[Start INFORMATION SUPPLIED]
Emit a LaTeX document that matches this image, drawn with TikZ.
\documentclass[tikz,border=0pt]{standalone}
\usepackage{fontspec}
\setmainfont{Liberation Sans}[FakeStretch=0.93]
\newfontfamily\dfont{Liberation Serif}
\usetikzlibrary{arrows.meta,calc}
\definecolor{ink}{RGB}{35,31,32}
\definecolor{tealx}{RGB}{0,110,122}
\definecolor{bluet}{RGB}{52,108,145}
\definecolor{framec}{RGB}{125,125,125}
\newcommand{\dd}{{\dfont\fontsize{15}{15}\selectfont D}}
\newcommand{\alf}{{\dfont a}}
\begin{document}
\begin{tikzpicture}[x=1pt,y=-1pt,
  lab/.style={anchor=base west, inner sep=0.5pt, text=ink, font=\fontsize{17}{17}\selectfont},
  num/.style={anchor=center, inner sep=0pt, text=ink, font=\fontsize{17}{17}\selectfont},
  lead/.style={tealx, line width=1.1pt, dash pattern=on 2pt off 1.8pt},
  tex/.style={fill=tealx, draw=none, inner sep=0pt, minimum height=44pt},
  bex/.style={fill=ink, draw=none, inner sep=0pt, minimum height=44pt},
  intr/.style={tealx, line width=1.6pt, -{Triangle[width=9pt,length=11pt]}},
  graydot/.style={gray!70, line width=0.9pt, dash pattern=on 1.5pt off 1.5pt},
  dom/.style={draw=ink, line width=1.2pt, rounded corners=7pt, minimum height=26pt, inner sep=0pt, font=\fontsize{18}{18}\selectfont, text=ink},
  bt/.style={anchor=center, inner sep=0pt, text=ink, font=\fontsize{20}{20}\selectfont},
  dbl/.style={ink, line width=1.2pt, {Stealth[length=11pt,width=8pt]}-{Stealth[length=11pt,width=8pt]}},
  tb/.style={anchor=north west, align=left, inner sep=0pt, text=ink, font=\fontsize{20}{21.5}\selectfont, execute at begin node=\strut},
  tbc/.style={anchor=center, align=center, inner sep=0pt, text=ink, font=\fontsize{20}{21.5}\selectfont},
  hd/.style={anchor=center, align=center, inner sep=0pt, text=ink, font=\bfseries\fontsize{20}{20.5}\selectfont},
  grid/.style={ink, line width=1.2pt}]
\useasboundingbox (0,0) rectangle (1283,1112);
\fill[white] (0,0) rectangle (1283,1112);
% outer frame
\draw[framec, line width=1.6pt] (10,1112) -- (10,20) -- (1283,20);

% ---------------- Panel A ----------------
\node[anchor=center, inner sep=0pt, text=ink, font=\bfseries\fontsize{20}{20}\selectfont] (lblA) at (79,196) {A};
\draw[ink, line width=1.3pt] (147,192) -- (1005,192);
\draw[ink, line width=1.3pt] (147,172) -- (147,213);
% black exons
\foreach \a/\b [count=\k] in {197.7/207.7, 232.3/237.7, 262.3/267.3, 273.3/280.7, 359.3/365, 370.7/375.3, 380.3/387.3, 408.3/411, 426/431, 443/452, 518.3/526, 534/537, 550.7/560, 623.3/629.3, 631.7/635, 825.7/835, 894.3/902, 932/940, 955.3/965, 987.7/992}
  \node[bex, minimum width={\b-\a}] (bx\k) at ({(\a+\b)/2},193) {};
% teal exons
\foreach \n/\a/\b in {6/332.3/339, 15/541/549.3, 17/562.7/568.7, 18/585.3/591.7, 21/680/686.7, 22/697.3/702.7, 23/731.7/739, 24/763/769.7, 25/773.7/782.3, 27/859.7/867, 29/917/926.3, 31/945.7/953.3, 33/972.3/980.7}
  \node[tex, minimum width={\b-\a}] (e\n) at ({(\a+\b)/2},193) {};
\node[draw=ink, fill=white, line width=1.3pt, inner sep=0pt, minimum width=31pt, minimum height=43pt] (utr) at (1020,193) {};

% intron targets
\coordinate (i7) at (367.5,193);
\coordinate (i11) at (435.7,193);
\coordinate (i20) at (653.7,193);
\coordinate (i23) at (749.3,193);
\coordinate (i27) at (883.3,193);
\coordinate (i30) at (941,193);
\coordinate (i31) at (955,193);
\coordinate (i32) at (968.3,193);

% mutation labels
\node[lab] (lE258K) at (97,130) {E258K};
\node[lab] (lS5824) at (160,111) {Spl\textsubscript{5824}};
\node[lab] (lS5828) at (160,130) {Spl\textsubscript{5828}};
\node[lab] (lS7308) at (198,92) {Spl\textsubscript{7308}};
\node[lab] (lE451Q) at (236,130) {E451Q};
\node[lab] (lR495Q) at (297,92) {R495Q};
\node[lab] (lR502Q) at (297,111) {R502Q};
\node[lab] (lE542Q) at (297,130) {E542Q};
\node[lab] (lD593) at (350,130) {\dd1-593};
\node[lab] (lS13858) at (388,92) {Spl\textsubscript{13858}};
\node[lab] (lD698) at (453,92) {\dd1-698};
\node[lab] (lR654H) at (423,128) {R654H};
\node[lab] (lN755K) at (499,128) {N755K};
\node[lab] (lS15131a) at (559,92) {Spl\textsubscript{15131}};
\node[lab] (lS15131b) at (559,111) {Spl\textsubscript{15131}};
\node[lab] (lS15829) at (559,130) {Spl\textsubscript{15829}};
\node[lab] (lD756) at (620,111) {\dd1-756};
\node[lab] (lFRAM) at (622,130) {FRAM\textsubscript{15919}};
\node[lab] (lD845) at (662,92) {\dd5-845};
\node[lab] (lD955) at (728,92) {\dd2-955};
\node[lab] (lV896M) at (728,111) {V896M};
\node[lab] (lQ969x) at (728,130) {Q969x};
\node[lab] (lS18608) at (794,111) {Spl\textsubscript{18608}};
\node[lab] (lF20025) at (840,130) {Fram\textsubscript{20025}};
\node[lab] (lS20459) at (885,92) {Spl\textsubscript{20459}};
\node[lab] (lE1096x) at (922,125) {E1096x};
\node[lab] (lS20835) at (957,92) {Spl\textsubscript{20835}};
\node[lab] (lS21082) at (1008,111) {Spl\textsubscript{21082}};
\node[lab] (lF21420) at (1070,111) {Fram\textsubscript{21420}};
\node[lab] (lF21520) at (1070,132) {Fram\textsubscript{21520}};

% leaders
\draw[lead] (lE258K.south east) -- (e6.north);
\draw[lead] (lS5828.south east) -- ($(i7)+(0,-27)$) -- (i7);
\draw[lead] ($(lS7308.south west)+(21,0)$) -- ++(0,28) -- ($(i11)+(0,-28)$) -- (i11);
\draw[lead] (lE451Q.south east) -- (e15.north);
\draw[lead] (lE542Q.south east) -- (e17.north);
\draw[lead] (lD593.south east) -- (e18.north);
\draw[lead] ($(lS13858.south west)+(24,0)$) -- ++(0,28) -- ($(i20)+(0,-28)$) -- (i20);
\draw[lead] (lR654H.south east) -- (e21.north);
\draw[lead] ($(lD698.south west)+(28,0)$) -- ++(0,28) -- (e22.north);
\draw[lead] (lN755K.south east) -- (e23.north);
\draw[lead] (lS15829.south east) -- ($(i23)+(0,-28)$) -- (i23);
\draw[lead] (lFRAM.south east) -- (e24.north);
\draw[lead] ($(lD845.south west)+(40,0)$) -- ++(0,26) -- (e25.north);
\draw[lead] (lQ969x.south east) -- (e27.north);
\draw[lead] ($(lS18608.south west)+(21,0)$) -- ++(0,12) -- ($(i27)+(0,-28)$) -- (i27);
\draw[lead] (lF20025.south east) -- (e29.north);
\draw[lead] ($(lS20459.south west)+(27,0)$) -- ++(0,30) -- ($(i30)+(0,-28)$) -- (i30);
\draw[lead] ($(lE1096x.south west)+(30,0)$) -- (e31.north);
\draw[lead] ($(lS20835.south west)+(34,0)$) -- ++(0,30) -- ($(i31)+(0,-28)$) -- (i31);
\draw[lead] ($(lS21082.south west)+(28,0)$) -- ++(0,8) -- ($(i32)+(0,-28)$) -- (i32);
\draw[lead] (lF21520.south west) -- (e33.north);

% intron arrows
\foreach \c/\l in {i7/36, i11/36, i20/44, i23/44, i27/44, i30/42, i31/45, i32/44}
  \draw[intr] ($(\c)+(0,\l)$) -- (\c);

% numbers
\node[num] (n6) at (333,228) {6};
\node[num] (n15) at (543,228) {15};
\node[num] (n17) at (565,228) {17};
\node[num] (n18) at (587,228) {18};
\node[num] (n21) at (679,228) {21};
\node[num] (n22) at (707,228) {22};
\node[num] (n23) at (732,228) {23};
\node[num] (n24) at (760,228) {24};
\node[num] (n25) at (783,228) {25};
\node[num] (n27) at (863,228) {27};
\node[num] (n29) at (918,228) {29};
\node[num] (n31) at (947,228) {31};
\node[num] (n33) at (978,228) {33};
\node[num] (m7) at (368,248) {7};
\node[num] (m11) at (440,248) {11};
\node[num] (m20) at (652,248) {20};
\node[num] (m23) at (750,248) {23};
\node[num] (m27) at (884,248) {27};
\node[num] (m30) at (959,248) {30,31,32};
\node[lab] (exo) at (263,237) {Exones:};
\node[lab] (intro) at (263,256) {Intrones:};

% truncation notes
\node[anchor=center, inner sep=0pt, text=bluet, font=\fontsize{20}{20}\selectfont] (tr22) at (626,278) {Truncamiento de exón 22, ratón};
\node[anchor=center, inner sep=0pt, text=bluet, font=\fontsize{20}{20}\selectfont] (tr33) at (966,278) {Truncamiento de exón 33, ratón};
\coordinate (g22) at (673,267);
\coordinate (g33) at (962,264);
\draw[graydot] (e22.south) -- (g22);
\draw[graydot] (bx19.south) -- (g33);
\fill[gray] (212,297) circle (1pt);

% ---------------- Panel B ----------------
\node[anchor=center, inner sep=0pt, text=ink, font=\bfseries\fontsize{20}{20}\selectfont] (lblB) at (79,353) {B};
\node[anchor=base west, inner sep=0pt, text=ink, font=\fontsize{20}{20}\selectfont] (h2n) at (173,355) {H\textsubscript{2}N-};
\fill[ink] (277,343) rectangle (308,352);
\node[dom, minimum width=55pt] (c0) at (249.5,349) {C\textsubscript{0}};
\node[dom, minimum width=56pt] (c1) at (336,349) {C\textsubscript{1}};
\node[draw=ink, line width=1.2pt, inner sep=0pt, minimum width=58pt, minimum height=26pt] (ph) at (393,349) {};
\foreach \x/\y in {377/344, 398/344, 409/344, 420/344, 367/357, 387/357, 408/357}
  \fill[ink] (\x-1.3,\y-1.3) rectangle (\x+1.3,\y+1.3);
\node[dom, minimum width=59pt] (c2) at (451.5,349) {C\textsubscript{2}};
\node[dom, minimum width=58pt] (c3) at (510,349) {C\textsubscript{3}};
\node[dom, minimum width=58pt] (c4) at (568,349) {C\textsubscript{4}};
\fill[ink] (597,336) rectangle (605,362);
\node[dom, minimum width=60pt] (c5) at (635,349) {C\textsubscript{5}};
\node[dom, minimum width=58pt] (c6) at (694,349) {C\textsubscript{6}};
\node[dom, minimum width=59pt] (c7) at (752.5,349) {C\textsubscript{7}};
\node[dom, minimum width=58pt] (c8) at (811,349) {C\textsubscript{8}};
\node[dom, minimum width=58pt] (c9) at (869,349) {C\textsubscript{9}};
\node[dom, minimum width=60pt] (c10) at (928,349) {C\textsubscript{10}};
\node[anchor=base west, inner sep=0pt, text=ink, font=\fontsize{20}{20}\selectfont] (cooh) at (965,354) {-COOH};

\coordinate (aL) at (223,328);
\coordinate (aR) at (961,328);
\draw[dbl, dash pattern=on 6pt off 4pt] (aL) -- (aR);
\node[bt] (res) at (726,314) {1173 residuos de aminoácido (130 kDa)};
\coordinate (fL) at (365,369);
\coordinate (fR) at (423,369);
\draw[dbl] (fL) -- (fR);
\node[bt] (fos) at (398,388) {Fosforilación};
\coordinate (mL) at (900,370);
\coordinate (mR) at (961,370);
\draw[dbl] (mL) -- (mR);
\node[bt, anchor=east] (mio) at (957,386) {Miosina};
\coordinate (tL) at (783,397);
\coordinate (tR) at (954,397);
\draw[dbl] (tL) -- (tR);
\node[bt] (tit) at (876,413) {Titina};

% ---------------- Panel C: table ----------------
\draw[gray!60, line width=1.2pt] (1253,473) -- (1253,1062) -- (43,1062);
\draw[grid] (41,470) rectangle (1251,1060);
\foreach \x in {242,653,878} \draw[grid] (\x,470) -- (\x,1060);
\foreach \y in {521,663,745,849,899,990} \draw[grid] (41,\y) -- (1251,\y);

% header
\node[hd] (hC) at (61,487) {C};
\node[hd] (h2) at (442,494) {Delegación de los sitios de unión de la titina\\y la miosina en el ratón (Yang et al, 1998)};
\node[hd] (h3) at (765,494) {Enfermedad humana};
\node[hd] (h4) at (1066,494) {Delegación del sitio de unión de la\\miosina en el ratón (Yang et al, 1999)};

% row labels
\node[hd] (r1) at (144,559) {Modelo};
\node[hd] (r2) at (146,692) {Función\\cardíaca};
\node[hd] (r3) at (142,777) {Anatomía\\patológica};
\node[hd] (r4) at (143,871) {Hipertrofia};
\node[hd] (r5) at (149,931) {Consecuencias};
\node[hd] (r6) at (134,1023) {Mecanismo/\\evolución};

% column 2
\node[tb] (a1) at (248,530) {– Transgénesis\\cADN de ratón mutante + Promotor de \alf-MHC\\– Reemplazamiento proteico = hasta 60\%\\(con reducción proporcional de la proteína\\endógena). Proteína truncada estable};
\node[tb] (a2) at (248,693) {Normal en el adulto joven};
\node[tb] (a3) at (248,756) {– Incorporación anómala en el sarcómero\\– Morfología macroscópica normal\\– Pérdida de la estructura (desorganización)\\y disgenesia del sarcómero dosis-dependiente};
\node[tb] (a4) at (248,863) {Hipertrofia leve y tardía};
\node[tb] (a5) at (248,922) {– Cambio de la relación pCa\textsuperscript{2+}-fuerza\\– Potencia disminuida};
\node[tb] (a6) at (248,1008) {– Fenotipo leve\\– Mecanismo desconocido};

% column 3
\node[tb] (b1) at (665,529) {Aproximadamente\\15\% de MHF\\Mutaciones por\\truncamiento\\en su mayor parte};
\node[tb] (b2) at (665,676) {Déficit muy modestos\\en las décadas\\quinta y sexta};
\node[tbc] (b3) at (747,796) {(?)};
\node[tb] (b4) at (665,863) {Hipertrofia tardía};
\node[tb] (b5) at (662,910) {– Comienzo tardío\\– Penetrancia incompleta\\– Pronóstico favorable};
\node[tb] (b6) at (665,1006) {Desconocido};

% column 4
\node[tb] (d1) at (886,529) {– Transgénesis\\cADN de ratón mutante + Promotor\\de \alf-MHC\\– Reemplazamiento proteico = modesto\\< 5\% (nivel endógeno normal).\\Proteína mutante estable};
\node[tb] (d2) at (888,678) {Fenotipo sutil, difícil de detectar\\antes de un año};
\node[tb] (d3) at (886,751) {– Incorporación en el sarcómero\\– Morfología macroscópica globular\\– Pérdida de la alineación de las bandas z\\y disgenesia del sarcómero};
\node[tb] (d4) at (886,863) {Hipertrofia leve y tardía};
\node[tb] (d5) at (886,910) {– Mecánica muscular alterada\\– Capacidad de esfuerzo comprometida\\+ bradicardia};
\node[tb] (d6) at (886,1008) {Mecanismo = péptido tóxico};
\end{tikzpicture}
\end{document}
[End INFORMATION SUPPLIED]
Exactly repeat the lines running from the top of the listing to the line bearing "(10,20) -- (1283,20);", both of those lines included, and only them.

### FINAL RESULT
Emit a LaTeX document that matches this image, drawn with TikZ.
\documentclass[tikz,border=0pt]{standalone}
\usepackage{fontspec}
\setmainfont{Liberation Sans}[FakeStretch=0.93]
\newfontfamily\dfont{Liberation Serif}
\usetikzlibrary{arrows.meta,calc}
\definecolor{ink}{RGB}{35,31,32}
\definecolor{tealx}{RGB}{0,110,122}
\definecolor{bluet}{RGB}{52,108,145}
\definecolor{framec}{RGB}{125,125,125}
\newcommand{\dd}{{\dfont\fontsize{15}{15}\selectfont D}}
\newcommand{\alf}{{\dfont a}}
\begin{document}
\begin{tikzpicture}[x=1pt,y=-1pt,
  lab/.style={anchor=base west, inner sep=0.5pt, text=ink, font=\fontsize{17}{17}\selectfont},
  num/.style={anchor=center, inner sep=0pt, text=ink, font=\fontsize{17}{17}\selectfont},
  lead/.style={tealx, line width=1.1pt, dash pattern=on 2pt off 1.8pt},
  tex/.style={fill=tealx, draw=none, inner sep=0pt, minimum height=44pt},
  bex/.style={fill=ink, draw=none, inner sep=0pt, minimum height=44pt},
  intr/.style={tealx, line width=1.6pt, -{Triangle[width=9pt,length=11pt]}},
  graydot/.style={gray!70, line width=0.9pt, dash pattern=on 1.5pt off 1.5pt},
  dom/.style={draw=ink, line width=1.2pt, rounded corners=7pt, minimum height=26pt, inner sep=0pt, font=\fontsize{18}{18}\selectfont, text=ink},
  bt/.style={anchor=center, inner sep=0pt, text=ink, font=\fontsize{20}{20}\selectfont},
  dbl/.style={ink, line width=1.2pt, {Stealth[length=11pt,width=8pt]}-{Stealth[length=11pt,width=8pt]}},
  tb/.style={anchor=north west, align=left, inner sep=0pt, text=ink, font=\fontsize{20}{21.5}\selectfont, execute at begin node=\strut},
  tbc/.style={anchor=center, align=center, inner sep=0pt, text=ink, font=\fontsize{20}{21.5}\selectfont},
  hd/.style={anchor=center, align=center, inner sep=0pt, text=ink, font=\bfseries\fontsize{20}{20.5}\selectfont},
  grid/.style={ink, line width=1.2pt}]
\useasboundingbox (0,0) rectangle (1283,1112);
\fill[white] (0,0) rectangle (1283,1112);
% outer frame
\draw[framec, line width=1.6pt] (10,1112) -- (10,20) -- (1283,20);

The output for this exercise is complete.